I knew nothing of her for the past 60-some years. She had become abstract to me, a symbol of the hordes of pleasant people who have tangentially touched my life, then disappeared—people who I regret not learning more about, and from. But symbols exist beyond the reality they represent. She will forever be the perky, 18-year-old I remember.
She has lost the battle against cancer. No matter how good we are, how kind and thoughtful we are, how talented and capable we are, how positive our attitude is, we are only given one life, a life that moves relentlessly from beginning to end. At her age, my age, our age—can it be? late 70s!— and after such fulfillment, her life should be celebrated, as it will on December 6.
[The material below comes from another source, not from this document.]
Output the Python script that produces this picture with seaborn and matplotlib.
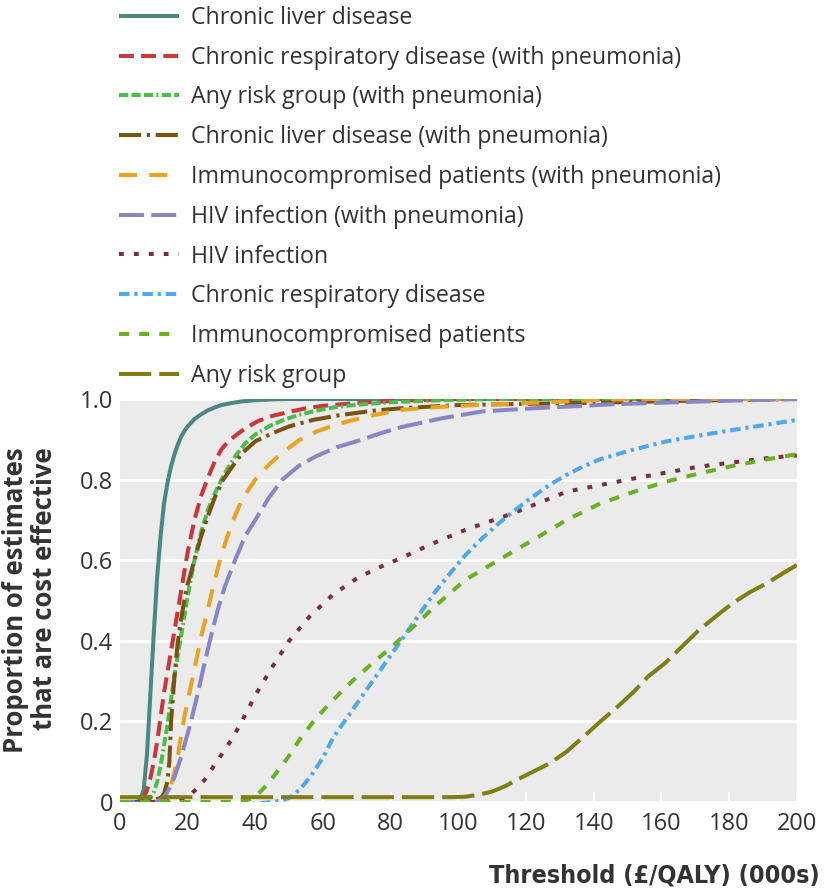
import matplotlib
matplotlib.use('Agg')
import matplotlib.pyplot as plt
import seaborn as sns
import pandas as pd

# curves (threshold in £000s / proportion)
liver_x = [0, 5, 6, 7, 8, 9, 10, 11, 12, 13, 14, 15, 16, 17, 18, 19, 20, 22, 24, 26, 28, 30, 33, 36, 40, 45, 50, 200]
liver_y = [0, 0, 0.005, 0.03, 0.12, 0.27, 0.42, 0.56, 0.66, 0.74, 0.79, 0.83, 0.86, 0.885, 0.905, 0.92, 0.932, 0.95,
           0.962, 0.972, 0.979, 0.985, 0.99, 0.994, 0.997, 0.999, 1.0, 1.0]

resp_pn_x = [0, 5, 7, 8, 9, 10, 11, 12, 13, 14, 15, 16, 17, 18, 19, 20, 22, 24, 26, 28, 30, 32, 35, 38, 41, 45, 50,
             55, 60, 70, 80, 100, 200]
resp_pn_y = [0, 0, 0.01, 0.03, 0.06, 0.1, 0.15, 0.21, 0.27, 0.32, 0.37, 0.42, 0.47, 0.52, 0.57, 0.62, 0.7, 0.76,
             0.805, 0.845, 0.875, 0.895, 0.915, 0.932, 0.946, 0.958, 0.968, 0.977, 0.983, 0.99, 0.995, 1.0, 1.0]

any_pn_x = [0, 7, 9, 10, 11, 12, 13, 14, 15, 16, 17, 18, 19, 20, 22, 24, 26, 28, 30, 32, 34, 37, 40, 44, 48, 53, 58,
            63, 70, 80, 95, 110, 200]
any_pn_y = [0, 0, 0.01, 0.025, 0.05, 0.09, 0.14, 0.19, 0.25, 0.31, 0.36, 0.41, 0.46, 0.51, 0.6, 0.67, 0.725, 0.765,
            0.8, 0.83, 0.857, 0.89, 0.912, 0.932, 0.947, 0.961, 0.971, 0.979, 0.986, 0.992, 0.997, 1.0, 1.0]

liver_pn_x = [0, 8, 10, 12, 13, 14, 14.6, 15.1, 16, 17, 18, 19, 20, 22, 24, 26, 28, 30.5, 33, 36, 40, 45, 50, 57, 65,
              75, 83, 100, 120, 142, 170, 200]
liver_pn_y = [0, 0, 0.005, 0.01, 0.02, 0.05, 0.1, 0.2, 0.3, 0.39, 0.45, 0.5, 0.54, 0.6, 0.66, 0.71, 0.755, 0.8, 0.83,
              0.865, 0.895, 0.915, 0.932, 0.948, 0.96, 0.971, 0.977, 0.985, 0.988, 0.991, 0.996, 1.0]

immuno_pn_x = [0, 10, 12, 14, 15, 16, 17, 18, 19, 20, 22, 24, 26, 28, 30, 33, 36, 40, 44, 48, 53, 58, 64, 69, 75, 83,
               92, 100, 120, 150, 200]
immuno_pn_y = [0, 0, 0.005, 0.02, 0.04, 0.07, 0.11, 0.16, 0.21, 0.25, 0.33, 0.41, 0.48, 0.55, 0.615, 0.69, 0.75,
               0.8, 0.837, 0.867, 0.898, 0.919, 0.937, 0.948, 0.96, 0.973, 0.979, 0.983, 0.99, 1.0, 1.0]

hiv_pn_x = [0, 11, 13, 15, 16, 17, 18, 19, 20, 21, 23, 25, 27, 29, 31, 34, 37, 40, 44, 48, 53, 58, 64, 71, 77, 83,
            95, 107, 120, 132, 146, 161, 181, 200]
hiv_pn_y = [0, 0, 0.01, 0.04, 0.06, 0.085, 0.11, 0.14, 0.17, 0.2, 0.27, 0.345, 0.415, 0.48, 0.535, 0.6, 0.66, 0.7,
            0.755, 0.8, 0.835, 0.858, 0.88, 0.898, 0.915, 0.93, 0.952, 0.969, 0.976, 0.981, 0.987, 0.991, 0.996, 1.0]

hiv_x = [0, 12, 16, 19, 21, 23, 25, 27, 29, 31, 33, 36, 40, 45, 50, 56, 63, 70, 76, 83, 92, 102, 116, 132, 152, 171,
         191, 200]
hiv_y = [0, 0, 0.003, 0.01, 0.02, 0.035, 0.055, 0.08, 0.105, 0.13, 0.155, 0.2, 0.265, 0.335, 0.4, 0.46, 0.515, 0.555,
         0.58, 0.605, 0.64, 0.675, 0.716, 0.77, 0.803, 0.832, 0.853, 0.86]

resp_x = [0, 12, 20, 30, 40, 45, 48, 50, 53, 56, 60, 63, 68, 73, 78, 83, 88, 93, 98, 102, 107, 112, 117, 122, 127, 132,
          137, 142, 152, 161, 171, 181, 191, 200]
resp_y = [0, -0.006, -0.007, -0.006, -0.004, 0.0, 0.004, 0.01, 0.03, 0.06, 0.11, 0.16, 0.22, 0.28, 0.34, 0.4, 0.46,
          0.52, 0.572, 0.612, 0.654, 0.692, 0.726, 0.758, 0.787, 0.812, 0.833, 0.851, 0.875, 0.894, 0.909, 0.923,
          0.936, 0.948]

immuno_x = [0, 34, 36, 38, 40, 42, 44, 46, 50, 53, 57, 61, 65, 69, 75, 81, 88, 93, 102, 112, 122, 132, 142, 152, 161,
            171, 181, 191, 200]
immuno_y = [0, 0, 0.002, 0.006, 0.013, 0.03, 0.048, 0.07, 0.115, 0.154, 0.198, 0.236, 0.27, 0.303, 0.347, 0.39,
            0.445, 0.485, 0.551, 0.601, 0.65, 0.7, 0.741, 0.77, 0.794, 0.815, 0.834, 0.85, 0.863]

anyrisk_x = [0, 50, 90, 98, 102, 106, 110, 114, 117, 122, 127, 132, 137, 142, 147, 152, 156, 161, 166, 171, 176, 181,
             186, 191, 196, 200]
anyrisk_y = [0.012, 0.012, 0.012, 0.012, 0.013, 0.018, 0.026, 0.04, 0.054, 0.075, 0.096, 0.125, 0.162, 0.2, 0.236,
             0.275, 0.311, 0.344, 0.385, 0.426, 0.46, 0.493, 0.52, 0.542, 0.568, 0.588]

labels = [
    "Chronic liver disease",
    "Chronic respiratory disease (with pneumonia)",
    "Any risk group (with pneumonia)",
    "Chronic liver disease (with pneumonia)",
    "Immunocompromised patients (with pneumonia)",
    "HIV infection (with pneumonia)",
    "HIV infection",
    "Chronic respiratory disease",
    "Immunocompromised patients",
    "Any risk group",
]
series = [
    (liver_x, liver_y), (resp_pn_x, resp_pn_y), (any_pn_x, any_pn_y),
    (liver_pn_x, liver_pn_y), (immuno_pn_x, immuno_pn_y), (hiv_pn_x, hiv_pn_y),
    (hiv_x, hiv_y), (resp_x, resp_y), (immuno_x, immuno_y), (anyrisk_x, anyrisk_y),
]

colors = ["#4b8783", "#c9363b", "#4cbd4a", "#7a5312", "#e9a224",
          "#8a86c6", "#7b2f3d", "#4ea8ee", "#68b123", "#7f7e12"]
dashes = [
    None,
    (3.7, 1.8),
    (2.3, 0.8, 2.3, 0.8, 2.3, 0.8, 0.5, 0.8),
    (5.5, 1.4, 0.8, 1.4),
    (4.5, 3.0),
    (6.2, 1.8),
    (1.2, 2.5),
    (2.6, 1.2, 0.8, 1.2),
    (2.5, 2.5),
    (8, 2),
]

sns.set_style("darkgrid")
plt.rcParams['font.family'] = ['Open Sans', 'DejaVu Sans']

fig = plt.figure(figsize=(8.24, 8.92), dpi=100)
ax = fig.add_axes([0.1456, 0.1009, 0.8214, 0.4518])
ax.set_facecolor("#ebebeb")

handles = []
for (xs, ys), lab, col, ds in zip(series, labels, colors, dashes):
    df = pd.DataFrame({"x": xs, "y": ys})
    sns.lineplot(data=df, x="x", y="y", ax=ax, color=col, lw=2.9, label=lab, legend=False)
    ln = ax.lines[-1]
    if ds is not None:
        ln.set_dashes(ds)
    ln.set_dash_capstyle('butt')
    ln.set_solid_capstyle('butt')
    handles.append(ln)

ax.set_xlim(0, 200)
ax.set_ylim(0, 1.0)
ax.set_xticks(range(0, 201, 20))
ax.set_yticks([0, 0.2, 0.4, 0.6, 0.8, 1.0])
ax.set_yticklabels(["0", "0.2", "0.4", "0.6", "0.8", "1.0"])
ax.grid(axis='x', visible=False)
ax.grid(axis='y', color='white', lw=2.2)
for s in ax.spines.values():
    s.set_visible(False)
ax.tick_params(axis='x', direction='in', length=7, width=1.5, color='white', pad=7,
               labelsize=17, labelcolor='#333333', bottom=True)
ax.tick_params(axis='y', length=0, pad=5, labelsize=17, labelcolor='#333333')
ax.set_xlabel("")
ax.set_ylabel("Proportion of estimates\nthat are cost effective", fontsize=18.5, fontweight='bold',
              color='#333333', multialignment='right', linespacing=1.1)
ax.yaxis.set_label_coords(-0.0916, 0.5)
fig.text(0.995, 0.0101, "Threshold (£/QALY) (000s)", ha='right', va='baseline', fontsize=18,
         fontweight='bold', fontstretch='condensed', color='#333333', family='DejaVu Sans')

fig.legend(handles=handles, labels=labels, loc='upper left', bbox_to_anchor=(0.142, 0.996),
           frameon=False, fontsize=16.7, handlelength=2.59, handletextpad=0.52,
           labelspacing=0.68, borderaxespad=0.0, borderpad=0.1, labelcolor='#333333')

fig.savefig("out.png", dpi=100)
But emotions are not logical. I am sad that the possibility of our ever meeting again, however remote, is forever closed. She will never walk into Longwood Gardens. “Your name is Bruce? I once knew a girl with that name. What was your maiden name?” I imagine myself asking. “Bishop! And you went to Lansdowne-Aldan High School? Of course I remember you. What have you been doing all these years? Wow, great to see you.”
Goodbye, Bruce. Thanks for the memories . . . and the example of a good person.